===== Data section

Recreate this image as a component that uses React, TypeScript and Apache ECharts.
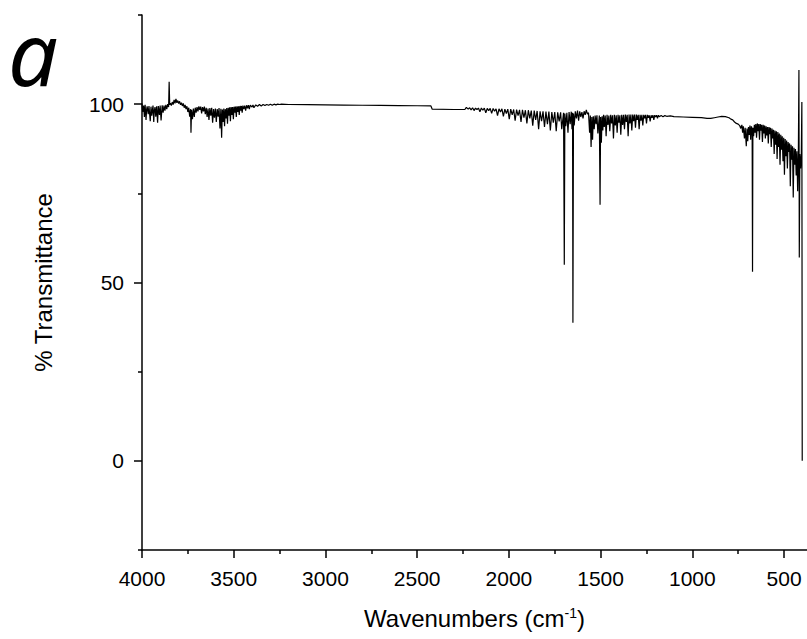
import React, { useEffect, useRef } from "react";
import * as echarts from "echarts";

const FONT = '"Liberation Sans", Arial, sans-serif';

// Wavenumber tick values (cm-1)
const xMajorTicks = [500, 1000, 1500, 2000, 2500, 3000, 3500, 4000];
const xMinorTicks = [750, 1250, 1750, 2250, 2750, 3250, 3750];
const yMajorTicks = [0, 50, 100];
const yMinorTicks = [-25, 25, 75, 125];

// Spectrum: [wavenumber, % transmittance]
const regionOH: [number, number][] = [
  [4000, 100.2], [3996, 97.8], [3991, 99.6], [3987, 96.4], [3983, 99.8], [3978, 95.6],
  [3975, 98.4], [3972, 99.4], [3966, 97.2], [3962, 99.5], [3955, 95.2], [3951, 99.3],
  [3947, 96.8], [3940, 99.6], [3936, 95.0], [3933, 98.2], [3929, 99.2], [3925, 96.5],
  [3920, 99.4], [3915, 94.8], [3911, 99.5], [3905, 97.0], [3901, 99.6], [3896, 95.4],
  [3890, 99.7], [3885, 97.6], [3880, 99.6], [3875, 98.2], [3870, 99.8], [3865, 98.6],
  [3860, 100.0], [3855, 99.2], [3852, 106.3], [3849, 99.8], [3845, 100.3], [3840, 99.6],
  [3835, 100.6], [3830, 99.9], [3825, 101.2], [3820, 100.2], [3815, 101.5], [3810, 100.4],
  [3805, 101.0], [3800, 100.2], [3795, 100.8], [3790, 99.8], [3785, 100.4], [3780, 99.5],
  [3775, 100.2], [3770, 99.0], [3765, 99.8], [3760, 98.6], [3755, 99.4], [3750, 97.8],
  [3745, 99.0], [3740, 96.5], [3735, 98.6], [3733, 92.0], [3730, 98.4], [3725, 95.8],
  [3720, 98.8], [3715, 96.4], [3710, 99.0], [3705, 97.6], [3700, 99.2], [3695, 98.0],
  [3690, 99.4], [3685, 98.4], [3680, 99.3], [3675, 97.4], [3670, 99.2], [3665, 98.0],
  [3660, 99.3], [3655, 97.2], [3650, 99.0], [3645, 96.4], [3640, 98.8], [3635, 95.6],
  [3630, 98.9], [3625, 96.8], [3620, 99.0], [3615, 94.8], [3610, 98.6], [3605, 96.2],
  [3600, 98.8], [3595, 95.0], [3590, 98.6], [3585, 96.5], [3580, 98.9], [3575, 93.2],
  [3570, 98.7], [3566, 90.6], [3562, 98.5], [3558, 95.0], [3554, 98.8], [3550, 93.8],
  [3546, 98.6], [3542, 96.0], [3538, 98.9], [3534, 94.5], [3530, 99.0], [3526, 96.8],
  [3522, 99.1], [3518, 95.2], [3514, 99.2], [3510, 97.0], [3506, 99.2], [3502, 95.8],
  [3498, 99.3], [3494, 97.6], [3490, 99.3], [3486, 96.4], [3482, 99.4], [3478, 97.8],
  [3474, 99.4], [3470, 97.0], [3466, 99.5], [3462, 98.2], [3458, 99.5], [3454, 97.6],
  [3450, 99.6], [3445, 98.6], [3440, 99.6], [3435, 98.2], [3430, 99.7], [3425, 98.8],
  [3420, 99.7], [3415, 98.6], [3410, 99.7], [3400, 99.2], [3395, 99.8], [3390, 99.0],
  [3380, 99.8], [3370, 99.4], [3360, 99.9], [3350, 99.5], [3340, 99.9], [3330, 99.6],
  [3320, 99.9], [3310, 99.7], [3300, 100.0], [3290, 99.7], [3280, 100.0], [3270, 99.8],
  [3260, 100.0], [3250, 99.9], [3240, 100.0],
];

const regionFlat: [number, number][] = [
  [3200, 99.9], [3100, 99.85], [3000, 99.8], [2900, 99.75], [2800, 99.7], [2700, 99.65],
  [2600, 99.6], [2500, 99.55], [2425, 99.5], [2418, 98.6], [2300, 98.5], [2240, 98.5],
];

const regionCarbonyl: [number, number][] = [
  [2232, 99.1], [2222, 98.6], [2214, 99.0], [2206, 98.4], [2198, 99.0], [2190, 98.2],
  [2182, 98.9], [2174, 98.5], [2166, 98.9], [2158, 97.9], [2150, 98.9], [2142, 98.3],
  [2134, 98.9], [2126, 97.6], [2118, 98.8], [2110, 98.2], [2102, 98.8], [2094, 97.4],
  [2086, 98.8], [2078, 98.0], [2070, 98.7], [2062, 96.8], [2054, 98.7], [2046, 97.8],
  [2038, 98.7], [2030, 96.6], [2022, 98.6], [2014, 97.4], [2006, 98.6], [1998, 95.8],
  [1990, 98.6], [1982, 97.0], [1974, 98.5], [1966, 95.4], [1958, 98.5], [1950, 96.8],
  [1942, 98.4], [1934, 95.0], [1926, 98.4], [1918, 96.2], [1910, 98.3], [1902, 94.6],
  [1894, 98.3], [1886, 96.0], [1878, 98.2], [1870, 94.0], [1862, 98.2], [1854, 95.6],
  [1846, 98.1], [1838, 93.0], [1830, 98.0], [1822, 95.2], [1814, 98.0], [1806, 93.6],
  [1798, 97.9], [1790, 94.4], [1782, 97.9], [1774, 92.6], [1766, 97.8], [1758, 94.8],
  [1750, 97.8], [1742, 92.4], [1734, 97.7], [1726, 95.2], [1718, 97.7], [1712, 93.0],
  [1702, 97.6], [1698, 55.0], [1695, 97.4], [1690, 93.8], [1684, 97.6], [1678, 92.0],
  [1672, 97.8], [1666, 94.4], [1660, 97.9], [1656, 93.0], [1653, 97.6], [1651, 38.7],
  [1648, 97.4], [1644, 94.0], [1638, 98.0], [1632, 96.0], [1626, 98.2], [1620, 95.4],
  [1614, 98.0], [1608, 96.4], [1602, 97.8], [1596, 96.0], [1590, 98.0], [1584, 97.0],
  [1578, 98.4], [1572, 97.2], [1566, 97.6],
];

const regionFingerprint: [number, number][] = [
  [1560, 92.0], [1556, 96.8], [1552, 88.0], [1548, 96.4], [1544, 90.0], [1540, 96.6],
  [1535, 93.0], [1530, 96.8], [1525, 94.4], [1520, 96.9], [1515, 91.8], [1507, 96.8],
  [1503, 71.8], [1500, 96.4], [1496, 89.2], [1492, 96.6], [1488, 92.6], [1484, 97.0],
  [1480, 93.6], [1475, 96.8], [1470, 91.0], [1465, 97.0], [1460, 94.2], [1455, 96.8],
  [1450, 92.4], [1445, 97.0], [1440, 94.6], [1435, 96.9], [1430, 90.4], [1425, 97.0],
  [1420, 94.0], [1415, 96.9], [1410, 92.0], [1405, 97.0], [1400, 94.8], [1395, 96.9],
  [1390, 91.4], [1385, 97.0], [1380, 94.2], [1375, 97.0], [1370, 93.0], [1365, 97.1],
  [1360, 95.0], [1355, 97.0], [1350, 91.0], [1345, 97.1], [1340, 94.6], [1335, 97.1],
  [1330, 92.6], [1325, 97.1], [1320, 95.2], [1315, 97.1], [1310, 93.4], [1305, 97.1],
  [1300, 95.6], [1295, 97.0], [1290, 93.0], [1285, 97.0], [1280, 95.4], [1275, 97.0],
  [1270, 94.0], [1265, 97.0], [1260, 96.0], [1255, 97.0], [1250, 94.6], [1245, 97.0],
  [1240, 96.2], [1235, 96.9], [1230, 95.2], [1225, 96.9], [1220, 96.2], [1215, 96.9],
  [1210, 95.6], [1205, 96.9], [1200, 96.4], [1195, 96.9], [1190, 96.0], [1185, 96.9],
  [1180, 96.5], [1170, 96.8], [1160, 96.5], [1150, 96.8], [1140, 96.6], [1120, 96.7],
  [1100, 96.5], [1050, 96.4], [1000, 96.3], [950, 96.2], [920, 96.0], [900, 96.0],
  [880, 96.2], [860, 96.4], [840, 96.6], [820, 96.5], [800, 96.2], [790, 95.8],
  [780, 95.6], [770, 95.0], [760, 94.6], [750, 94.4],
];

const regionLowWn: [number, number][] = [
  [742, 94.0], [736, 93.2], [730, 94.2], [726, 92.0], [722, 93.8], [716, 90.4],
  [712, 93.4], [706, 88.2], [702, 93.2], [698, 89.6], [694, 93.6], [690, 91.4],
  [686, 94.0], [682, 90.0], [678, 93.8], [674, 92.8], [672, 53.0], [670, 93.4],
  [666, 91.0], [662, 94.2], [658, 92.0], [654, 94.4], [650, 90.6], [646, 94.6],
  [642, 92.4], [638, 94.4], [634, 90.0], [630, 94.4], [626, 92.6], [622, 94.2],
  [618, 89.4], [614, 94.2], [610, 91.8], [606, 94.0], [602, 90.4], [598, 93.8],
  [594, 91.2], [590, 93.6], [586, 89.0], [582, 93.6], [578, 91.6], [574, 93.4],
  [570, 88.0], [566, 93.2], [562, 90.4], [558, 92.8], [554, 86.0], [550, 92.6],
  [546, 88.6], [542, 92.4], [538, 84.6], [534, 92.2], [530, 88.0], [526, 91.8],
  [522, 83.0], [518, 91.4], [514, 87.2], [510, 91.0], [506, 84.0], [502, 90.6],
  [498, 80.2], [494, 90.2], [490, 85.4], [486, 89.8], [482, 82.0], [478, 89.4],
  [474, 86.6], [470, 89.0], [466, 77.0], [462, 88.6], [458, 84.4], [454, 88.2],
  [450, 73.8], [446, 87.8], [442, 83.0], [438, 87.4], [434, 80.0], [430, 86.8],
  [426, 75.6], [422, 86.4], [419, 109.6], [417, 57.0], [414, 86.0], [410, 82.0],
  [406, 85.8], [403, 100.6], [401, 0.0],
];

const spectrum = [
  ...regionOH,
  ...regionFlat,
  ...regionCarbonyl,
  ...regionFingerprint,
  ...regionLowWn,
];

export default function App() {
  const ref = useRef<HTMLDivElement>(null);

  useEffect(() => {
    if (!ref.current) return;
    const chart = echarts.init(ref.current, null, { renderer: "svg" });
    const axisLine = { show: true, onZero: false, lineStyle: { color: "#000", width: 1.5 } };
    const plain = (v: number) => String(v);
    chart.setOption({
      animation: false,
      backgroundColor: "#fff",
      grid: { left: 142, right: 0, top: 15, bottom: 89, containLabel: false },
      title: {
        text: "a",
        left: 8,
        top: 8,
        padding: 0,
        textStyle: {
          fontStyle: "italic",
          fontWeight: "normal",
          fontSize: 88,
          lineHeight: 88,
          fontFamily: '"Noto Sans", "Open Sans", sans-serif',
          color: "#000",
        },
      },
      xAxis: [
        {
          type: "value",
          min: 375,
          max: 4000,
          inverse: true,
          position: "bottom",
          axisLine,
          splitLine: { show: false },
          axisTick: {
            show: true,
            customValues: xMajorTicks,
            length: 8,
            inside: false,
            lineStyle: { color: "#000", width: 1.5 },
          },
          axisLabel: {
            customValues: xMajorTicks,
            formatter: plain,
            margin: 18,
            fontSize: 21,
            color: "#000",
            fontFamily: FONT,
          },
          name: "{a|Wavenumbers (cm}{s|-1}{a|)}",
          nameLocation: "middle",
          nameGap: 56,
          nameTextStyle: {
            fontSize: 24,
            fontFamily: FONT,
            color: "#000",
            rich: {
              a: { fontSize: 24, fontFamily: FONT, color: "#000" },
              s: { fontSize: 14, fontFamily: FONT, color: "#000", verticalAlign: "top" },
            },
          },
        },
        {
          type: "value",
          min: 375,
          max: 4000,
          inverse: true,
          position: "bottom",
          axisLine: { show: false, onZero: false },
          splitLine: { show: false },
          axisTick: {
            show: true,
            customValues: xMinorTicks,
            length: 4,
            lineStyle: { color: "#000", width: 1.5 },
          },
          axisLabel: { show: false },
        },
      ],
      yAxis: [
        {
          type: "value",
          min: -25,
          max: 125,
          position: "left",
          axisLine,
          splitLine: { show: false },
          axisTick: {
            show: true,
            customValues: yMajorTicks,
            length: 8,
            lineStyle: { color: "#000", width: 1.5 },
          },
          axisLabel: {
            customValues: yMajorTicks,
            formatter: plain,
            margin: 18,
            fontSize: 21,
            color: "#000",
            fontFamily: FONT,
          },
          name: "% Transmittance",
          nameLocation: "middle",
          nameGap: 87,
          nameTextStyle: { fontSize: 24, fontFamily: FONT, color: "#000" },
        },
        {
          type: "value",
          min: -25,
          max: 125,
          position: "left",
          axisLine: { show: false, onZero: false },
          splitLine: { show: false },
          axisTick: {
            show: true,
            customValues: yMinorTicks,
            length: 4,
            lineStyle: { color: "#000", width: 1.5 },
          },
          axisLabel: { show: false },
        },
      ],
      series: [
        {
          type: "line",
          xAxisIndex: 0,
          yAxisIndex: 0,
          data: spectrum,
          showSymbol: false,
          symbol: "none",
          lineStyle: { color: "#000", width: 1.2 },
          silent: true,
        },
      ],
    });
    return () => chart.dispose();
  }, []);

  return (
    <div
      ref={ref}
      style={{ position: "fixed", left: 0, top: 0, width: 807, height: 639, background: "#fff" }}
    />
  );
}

==========

**Exercise details:**
Starting at the top of the listing above, reproduce each line up to and including the one with "const yMinorTicks = [-25, 25, 75, 125];"; omit the pictures.

**Answer for the task:**
Recreate this image as a component that uses React, TypeScript and Apache ECharts.
import React, { useEffect, useRef } from "react";
import * as echarts from "echarts";

const FONT = '"Liberation Sans", Arial, sans-serif';

// Wavenumber tick values (cm-1)
const xMajorTicks = [500, 1000, 1500, 2000, 2500, 3000, 3500, 4000];
const xMinorTicks = [750, 1250, 1750, 2250, 2750, 3250, 3750];
const yMajorTicks = [0, 50, 100];
const yMinorTicks = [-25, 25, 75, 125];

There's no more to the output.